** Begin **
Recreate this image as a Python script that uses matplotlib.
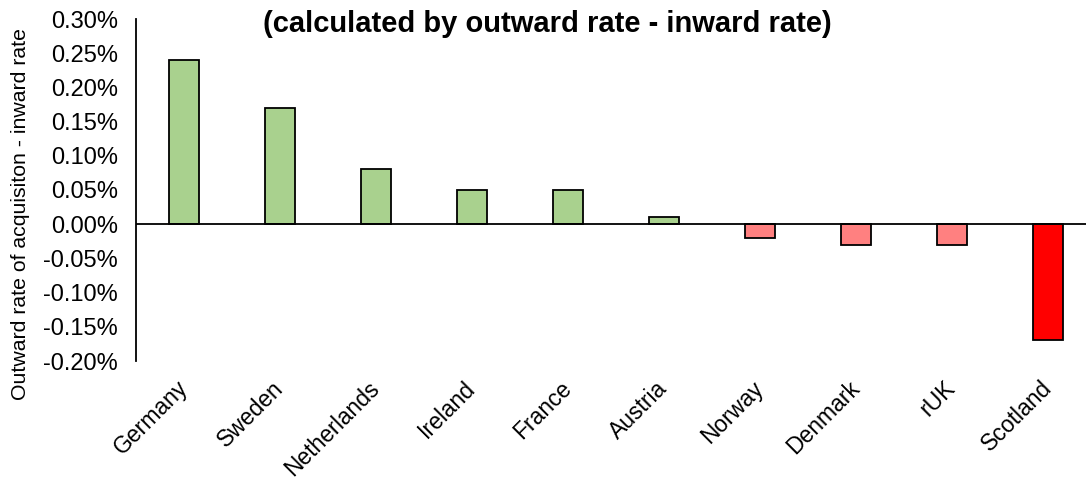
** End **
** Begin **
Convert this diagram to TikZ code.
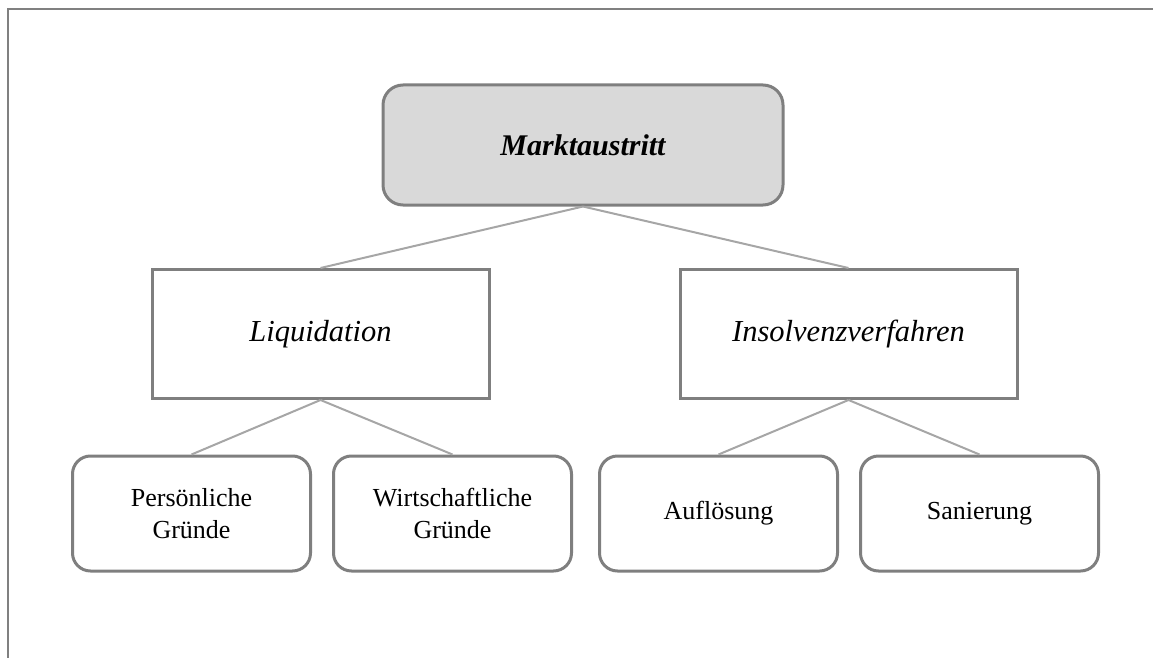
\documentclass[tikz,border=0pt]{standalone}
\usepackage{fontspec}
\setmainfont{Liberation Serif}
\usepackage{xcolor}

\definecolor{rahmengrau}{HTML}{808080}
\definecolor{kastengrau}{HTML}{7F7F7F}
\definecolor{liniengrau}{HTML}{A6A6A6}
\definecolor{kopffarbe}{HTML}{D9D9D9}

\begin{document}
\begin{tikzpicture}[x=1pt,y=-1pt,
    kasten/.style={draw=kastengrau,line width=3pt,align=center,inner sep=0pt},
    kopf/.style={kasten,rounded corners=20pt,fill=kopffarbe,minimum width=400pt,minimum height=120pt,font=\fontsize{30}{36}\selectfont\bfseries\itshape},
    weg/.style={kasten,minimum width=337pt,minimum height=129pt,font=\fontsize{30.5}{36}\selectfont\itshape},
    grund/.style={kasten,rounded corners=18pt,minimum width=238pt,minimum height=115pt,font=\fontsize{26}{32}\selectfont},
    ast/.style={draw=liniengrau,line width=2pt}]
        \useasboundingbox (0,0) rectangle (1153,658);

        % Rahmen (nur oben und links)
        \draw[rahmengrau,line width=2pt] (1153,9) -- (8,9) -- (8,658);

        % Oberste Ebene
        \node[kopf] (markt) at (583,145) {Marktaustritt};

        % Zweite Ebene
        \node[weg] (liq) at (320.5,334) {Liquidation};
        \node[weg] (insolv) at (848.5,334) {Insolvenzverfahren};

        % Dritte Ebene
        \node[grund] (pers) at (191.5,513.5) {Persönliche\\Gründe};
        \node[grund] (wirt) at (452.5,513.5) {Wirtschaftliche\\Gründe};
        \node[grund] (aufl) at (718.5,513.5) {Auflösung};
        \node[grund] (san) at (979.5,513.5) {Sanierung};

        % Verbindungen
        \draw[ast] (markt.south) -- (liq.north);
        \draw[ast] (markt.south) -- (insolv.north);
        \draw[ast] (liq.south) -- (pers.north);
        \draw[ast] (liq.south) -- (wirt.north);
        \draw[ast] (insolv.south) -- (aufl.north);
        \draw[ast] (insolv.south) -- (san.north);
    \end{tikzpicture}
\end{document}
** End **
» THE TASK
Determine the number of lines where the string "this" occurs, and give that number only.

» ANSWER FOR THE TASK
2